Excerpted data
____

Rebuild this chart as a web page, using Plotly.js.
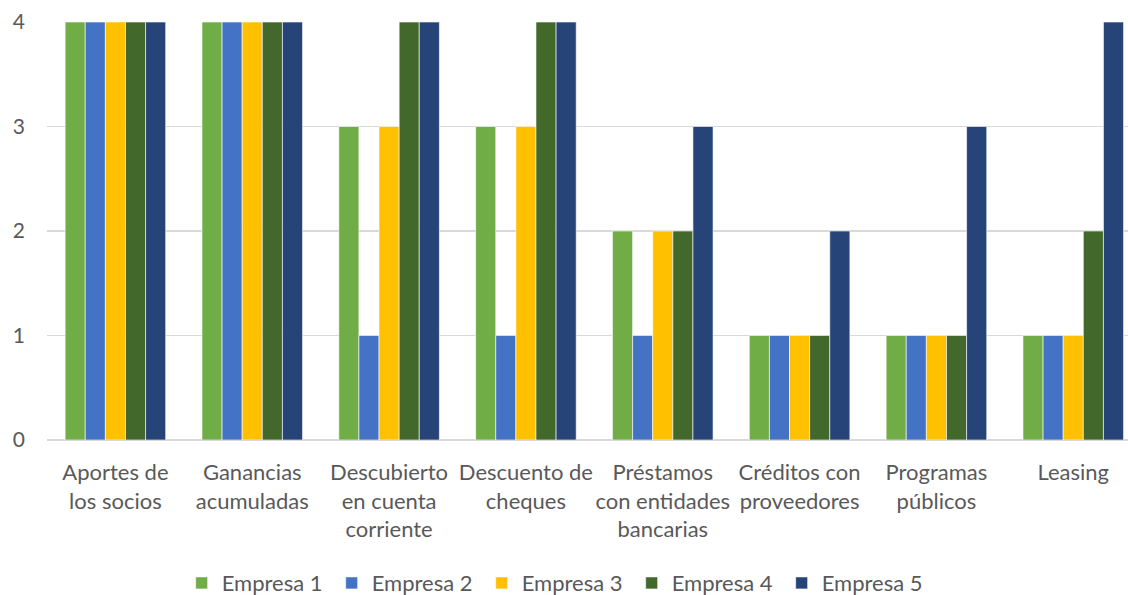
<!DOCTYPE html>
<html>
<head>
<meta charset="utf-8">
<script src="https://cdn.plot.ly/plotly-3.0.1.min.js"></script>
<style>html,body{margin:0;padding:0;background:#fff;}#chart{width:1128px;height:595px;}</style>
</head>
<body>
<div id="chart"></div>
<script>
const categories = [
  "Aportes de<br>los socios",
  "Ganancias<br>acumuladas",
  "Descubierto<br>en cuenta<br>corriente",
  "Descuento de<br>cheques",
  "Préstamos<br>con entidades<br>bancarias",
  "Créditos con<br>proveedores",
  "Programas<br>públicos",
  "Leasing"
];
const seriesNames = ["Empresa 1", "Empresa 2", "Empresa 3", "Empresa 4", "Empresa 5"];
const empresa1 = [4, 4, 3, 3, 2, 1, 1, 1];
const empresa2 = [4, 4, 1, 1, 1, 1, 1, 1];
const empresa3 = [4, 4, 3, 3, 2, 1, 1, 1];
const empresa4 = [4, 4, 4, 4, 2, 1, 1, 2];
const empresa5 = [4, 4, 4, 4, 3, 2, 3, 4];
const colors = ["#70AD47", "#4472C4", "#FFC000", "#43682B", "#264478"];
const values = [empresa1, empresa2, empresa3, empresa4, empresa5];

const traces = values.map((v, i) => ({
  type: "bar",
  name: seriesNames[i],
  x: categories,
  y: v,
  marker: {color: colors[i], line: {color: "#ffffff", width: 0.6}},
  hoverinfo: "none"
}));

const font = "Lato, 'Open Sans', sans-serif";
const layout = {
  width: 1128, height: 595,
  margin: {l: 47, r: 0, t: 22, b: 155},
  barmode: "group",
  bargap: 0.265,
  bargroupgap: 0,
  paper_bgcolor: "#ffffff",
  plot_bgcolor: "#ffffff",
  font: {family: font, color: "#595959", size: 20},
  xaxis: {
    range: [-0.5, 7.4],
    showgrid: false,
    showline: false,
    zeroline: false,
    ticks: "",
    tickfont: {size: 22, color: "#595959"},
    ticklabelstandoff: 17,
    automargin: false
  },
  yaxis: {
    range: [0, 4],
    dtick: 1,
    showgrid: true,
    gridcolor: "#d9d9d9",
    gridwidth: 1.5,
    zeroline: true,
    zerolinecolor: "#d9d9d9",
    zerolinewidth: 1.5,
    showline: false,
    ticks: "",
    tickfont: {size: 21, color: "#595959"},
    ticklabelstandoff: 21,
    automargin: false
  },
  legend: {
    orientation: "h",
    xref: "container", yref: "container",
    x: 0.4935, xanchor: "center",
    y: 0.02, yanchor: "middle",
    font: {size: 22, color: "#595959"},
    itemwidth: 30,
    entrywidth: 105,
    entrywidthmode: "pixels",
    tracegroupgap: 0
  },
  showlegend: true
};

Plotly.newPlot("chart", traces, layout, {staticPlot: true, displayModeBar: false});
</script>
</body>
</html>
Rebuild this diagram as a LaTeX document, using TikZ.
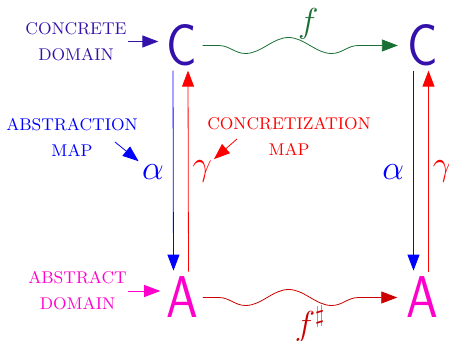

____

Repeat the data exactly, dropping every picture it holds.

Result below
Rebuild this chart as a web page, using Plotly.js.
<!DOCTYPE html>
<html>
<head>
<meta charset="utf-8">
<script src="https://cdn.plot.ly/plotly-3.0.1.min.js"></script>
<style>html,body{margin:0;padding:0;background:#fff;}#chart{width:1128px;height:595px;}</style>
</head>
<body>
<div id="chart"></div>
<script>
const categories = [
  "Aportes de<br>los socios",
  "Ganancias<br>acumuladas",
  "Descubierto<br>en cuenta<br>corriente",
  "Descuento de<br>cheques",
  "Préstamos<br>con entidades<br>bancarias",
  "Créditos con<br>proveedores",
  "Programas<br>públicos",
  "Leasing"
];
const seriesNames = ["Empresa 1", "Empresa 2", "Empresa 3", "Empresa 4", "Empresa 5"];
const empresa1 = [4, 4, 3, 3, 2, 1, 1, 1];
const empresa2 = [4, 4, 1, 1, 1, 1, 1, 1];
const empresa3 = [4, 4, 3, 3, 2, 1, 1, 1];
const empresa4 = [4, 4, 4, 4, 2, 1, 1, 2];
const empresa5 = [4, 4, 4, 4, 3, 2, 3, 4];
const colors = ["#70AD47", "#4472C4", "#FFC000", "#43682B", "#264478"];
const values = [empresa1, empresa2, empresa3, empresa4, empresa5];

const traces = values.map((v, i) => ({
  type: "bar",
  name: seriesNames[i],
  x: categories,
  y: v,
  marker: {color: colors[i], line: {color: "#ffffff", width: 0.6}},
  hoverinfo: "none"
}));

const font = "Lato, 'Open Sans', sans-serif";
const layout = {
  width: 1128, height: 595,
  margin: {l: 47, r: 0, t: 22, b: 155},
  barmode: "group",
  bargap: 0.265,
  bargroupgap: 0,
  paper_bgcolor: "#ffffff",
  plot_bgcolor: "#ffffff",
  font: {family: font, color: "#595959", size: 20},
  xaxis: {
    range: [-0.5, 7.4],
    showgrid: false,
    showline: false,
    zeroline: false,
    ticks: "",
    tickfont: {size: 22, color: "#595959"},
    ticklabelstandoff: 17,
    automargin: false
  },
  yaxis: {
    range: [0, 4],
    dtick: 1,
    showgrid: true,
    gridcolor: "#d9d9d9",
    gridwidth: 1.5,
    zeroline: true,
    zerolinecolor: "#d9d9d9",
    zerolinewidth: 1.5,
    showline: false,
    ticks: "",
    tickfont: {size: 21, color: "#595959"},
    ticklabelstandoff: 21,
    automargin: false
  },
  legend: {
    orientation: "h",
    xref: "container", yref: "container",
    x: 0.4935, xanchor: "center",
    y: 0.02, yanchor: "middle",
    font: {size: 22, color: "#595959"},
    itemwidth: 30,
    entrywidth: 105,
    entrywidthmode: "pixels",
    tracegroupgap: 0
  },
  showlegend: true
};

Plotly.newPlot("chart", traces, layout, {staticPlot: true, displayModeBar: false});
</script>
</body>
</html>
Rebuild this diagram as a LaTeX document, using TikZ.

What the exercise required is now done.